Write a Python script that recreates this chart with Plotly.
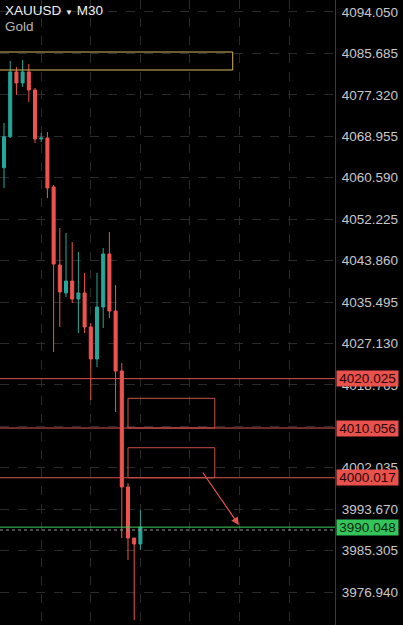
import plotly.graph_objects as go

# ---- data ----
bar_index = list(range(23))
opens  = [4062.61, 4068.87, 4081.94, 4079.72, 4081.94, 4078.30, 4068.41, 4068.61, 4058.72, 4042.97,
          4037.32, 4039.74, 4036.10, 4037.32, 4030.45, 4023.99, 4034.49, 4045.19, 4033.68, 4021.57,
          3998.15, 3987.85, 3986.64]
highs  = [4071.64, 4084.16, 4082.95, 4084.36, 4083.55, 4078.71, 4069.62, 4069.82, 4059.12, 4050.44,
          4049.43, 4047.61, 4045.59, 4041.35, 4031.26, 4041.35, 4046.40, 4049.63, 4038.93, 4023.18,
          3998.96, 3987.85, 3993.50]
lows   = [4058.52, 4068.61, 4077.29, 4078.91, 4075.88, 4067.60, 4067.80, 4056.50, 4025.40, 4030.45,
          4036.51, 4035.30, 4029.24, 4029.24, 4015.71, 4022.38, 4030.25, 4032.27, 4013.29, 3987.85,
          3983.41, 3971.29, 3985.43]
closes = [4068.87, 4081.94, 4079.72, 4081.94, 4078.30, 4068.41, 4068.61, 4058.52, 4043.17, 4037.52,
          4039.74, 4036.10, 4037.32, 4030.45, 4023.99, 4034.49, 4045.19, 4033.68, 4021.57, 3998.15,
          3987.85, 3986.64, 3990.05]

price_ticks = [4094.050, 4085.685, 4077.320, 4068.955, 4060.590, 4052.225, 4043.860, 4035.495,
               4027.130, 4018.765, 4010.400, 4002.035, 3993.670, 3985.305, 3976.940]
price_tick_labels = [f"{v:.3f}" for v in price_ticks]

time_grid = [6, 14, 22, 30, 38, 46]

red_levels = [4020.025, 4010.056, 4000.017]
current_price = 3990.048
ask_price = 3989.47

yellow_zone = dict(x0=-3, x1=36.9, y0=4082.34, y1=4085.97)
red_zones_x = [20.0, 34.0]
red_zones = [(4010.056, 4016.05), (4000.017, 4006.08)]
arrow_from = (31.9, 4001.38)
arrow_to = (37.9, 3990.47)

x_range = [-0.65, 53.4]
y_range = [3970.29, 4096.47]

# ---- styles ----
UP = "#26a69a"
DOWN = "#ef5350"
RED_LINE = "#e0534f"
BOX_RED = "#e8514c"
GREEN = "#3ecf5c"
GRID = "#2a2a2a"
TXT = "#c8c8c8"
FONT = "Liberation Sans, Arial, sans-serif"

fig = go.Figure()
fig.add_trace(go.Candlestick(
    x=bar_index, open=opens, high=highs, low=lows, close=closes,
    increasing=dict(line=dict(color=UP, width=1), fillcolor=UP),
    decreasing=dict(line=dict(color=DOWN, width=1), fillcolor=DOWN),
    whiskerwidth=0, hoverinfo="skip", showlegend=False,
))

shapes = []
for lv in red_levels:
    shapes.append(dict(type="line", xref="paper", x0=0, x1=1, yref="y", y0=lv, y1=lv,
                       line=dict(color=RED_LINE, width=1)))
shapes.append(dict(type="line", xref="paper", x0=0, x1=1, yref="y", y0=ask_price, y1=ask_price,
                   line=dict(color="#9a9a9a", width=1, dash="dot")))
shapes.append(dict(type="line", xref="paper", x0=0, x1=1, yref="y", y0=current_price, y1=current_price,
                   line=dict(color=GREEN, width=1)))
shapes.append(dict(type="rect", xref="x", yref="y", **yellow_zone,
                   line=dict(color="#d9b75e", width=1), fillcolor="rgba(0,0,0,0)"))
for (lo, hi) in red_zones:
    shapes.append(dict(type="rect", xref="x", yref="y", x0=red_zones_x[0], x1=red_zones_x[1],
                       y0=lo, y1=hi, line=dict(color="#c9504a", width=1),
                       fillcolor="rgba(0,0,0,0)"))

annotations = []
annotations.append(dict(
    x=arrow_to[0], y=arrow_to[1], ax=arrow_from[0], ay=arrow_from[1],
    xref="x", yref="y", axref="x", ayref="y", text="", showarrow=True,
    arrowhead=2, arrowsize=1.3, arrowwidth=1.2, arrowcolor=RED_LINE))

for lv in red_levels:
    annotations.append(dict(x=1, xref="paper", xanchor="left", xshift=1, y=lv, yref="y",
                            yanchor="middle", text=f"{lv:.3f}", showarrow=False,
                            bgcolor=BOX_RED, borderpad=0, width=61, height=15, align="center",
                            font=dict(family=FONT, size=13.5, color="#2a0806")))
annotations.append(dict(x=1, xref="paper", xanchor="left", xshift=1, y=current_price, yref="y",
                        yanchor="middle", text=f"{current_price:.3f}", showarrow=False,
                        bgcolor="#35c45a", borderpad=0, width=61, height=15, align="center",
                        font=dict(family=FONT, size=13.5, color="#0a2a10")))

annotations.append(dict(x=0, y=1, xref="paper", yref="paper", xanchor="left", yanchor="top",
                        xshift=3, yshift=-1, showarrow=False, align="left",
                        text="XAUUSD <span style='font-size:8px'>▼</span> M30",
                        font=dict(family=FONT, size=13.5, color="#f0f0f0")))
annotations.append(dict(x=0, y=1, xref="paper", yref="paper", xanchor="left", yanchor="top",
                        xshift=3, yshift=-17, showarrow=False, align="left",
                        text="Gold", font=dict(family=FONT, size=13.5, color="#b8b8b8")))

fig.update_layout(
    width=403, height=625,
    margin=dict(l=0, r=68, t=0, b=0),
    paper_bgcolor="#000000", plot_bgcolor="#000000",
    shapes=shapes, annotations=annotations,
    showlegend=False, hovermode=False,
    xaxis=dict(range=x_range, rangeslider=dict(visible=False), showticklabels=False,
               tickvals=time_grid, showgrid=True, gridcolor=GRID, griddash="dash",
               gridwidth=1, zeroline=False, showline=False, fixedrange=True),
    yaxis=dict(range=y_range, side="right", tickvals=price_ticks, ticktext=price_tick_labels,
               showgrid=True, gridcolor=GRID, griddash="dash", gridwidth=1, zeroline=False,
               showline=True, linecolor="#3a3a3a", linewidth=1, ticks="",
               ticklabelstandoff=3,
               tickfont=dict(family=FONT, size=13.5, color=TXT), fixedrange=True),
)

fig.write_html("out.html", config={"displayModeBar": False},
               post_script="document.body.style.margin='0';document.body.style.background='#000';")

※ ※ ※

- Problem statement: Write out the lines from the start of the material to the line with "import plotly.graph_objects as go", inclusive and exactly. Skip the pictures.

- Correct output:
Write a Python script that recreates this chart with Plotly.
import plotly.graph_objects as go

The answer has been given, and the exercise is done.